It’s all over but the crying. The Yes On Recall folks took a lump to the noggin and all they have left to show for their efforts is a sour taste in their mouths and a stream of insults and curses for the 53 percent that voted against their measure.
Lammy Johnstone-Kockler and Joe Olla, with their respective negative remarks against our neck of the woods, are by far the bitterest of the bitter. That’s what you get for your efforts at spoilsport politics.
Supervisor Gail Marshall gets to complete her term in office, and the recall culprits get to crawl back under the rock from whence they came.
The guy I feel sorry for, though, is none other than retired Sheriff Jim Thomas. He really isn’t a bad guy and means well by all intentions. His conciliatory speech after the failed recall did send a message that maybe there is hope for the end to petty politics in our area.
As Santa Barbara County’s top cop, Sheriff Thomas did a good job. Like Supervisor Gail Marshall still is, Sheriff Thomas was a public official that did the best he could for his jurisdiction. I can’t say that there was agreement on everything that Sheriff Thomas said or did. But he was our sheriff for a long tenure and he still gets all of my respect for his years of service and dedication to the safety of our area.
Unfortunately, he gets a bad rap, not from his stellar reputation as our top cop, but rather through his associations with the Yes on Recall people. If there were ever a case of guilt through association, this is clearly it and this will haunt him into the election campaign in 2004.
I understand that Sheriff Thomas resides in the Santa Ynez Valley and that his affiliations will follow suit. But it is these affiliations that will destroy any chance of a political future for him. The fact is, if you surround yourself with kooks, you get lumped into the same bunch.
Just ask former 3rd District Supervisor candidate Larry Mills about associations with the North County backers of his campaign back in 2000. He was even quoted as saying that if he had a chance to do his campaign all over again, he wouldn’t have let those people run it for him.
Simply stated, the Los Padres Ag and Land PAC, the Cattlemen’s Association, COLAB and a string of others were doing his bidding for him in their usual way: dirty politics, mudslinging, lies and false accusations. But all they managed to do was alienate South County voters with their tactics.
Thousands of dollars and only 40 percent of the votes later, Mr. Mills realized that it was his affiliations that cost him present and future chances for any office. Mr. Mills is actually a nice guy but just got caught up in the politics of bitterness, compliments of North County political players.
It seems clear that any candidate these folks touch becomes damaged goods. Sheriff Jim Thomas is no exception to this rule. People will remember who his supporters were, as well as what they did, and this is what hurts the most.
The 2004 elections aren’t that far away, and it is the memory of this recent nasty campaign to recall Supervisor Gail Marshall that voters will take to the polls fresh in mind. But it doesn’t stop there.
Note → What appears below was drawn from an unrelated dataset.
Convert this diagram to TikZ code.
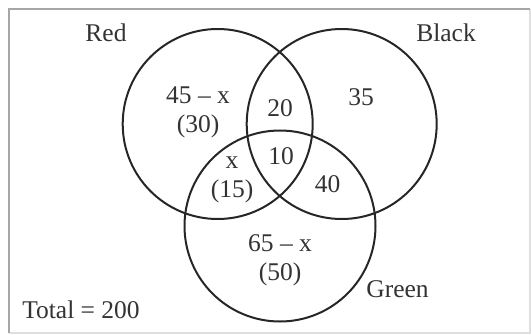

Joe Olla referred to anyone who voted against the recall as “pro-terrorist communists who’d put a bullet in Reagan” and then had the audacity to recite the “Pledge of Allegiance.” Sorry Joe, some of us who voted “no” on recall are Republicans. We just don’t like the perversion of government that some people tried in the name of greed and personal gain.
Lammy Johnstone-Kockler is another story. As the mastermind behind the failed effort of recall, she can’t bring herself to understand how the measure lost, even to the point of sheer disdain towards those of us from this side of the hill – especially Isla Vista.
And so now it is over. When all was said and done, democracy prevailed and the majority made the choice that was ethically and morally correct, regardless of the smokescreen used by the recall proponents to make the outcome otherwise. For all it’s worth, it was a learning experience for everybody concerned.
Henry Sarria is a long-time Isla Vista resident.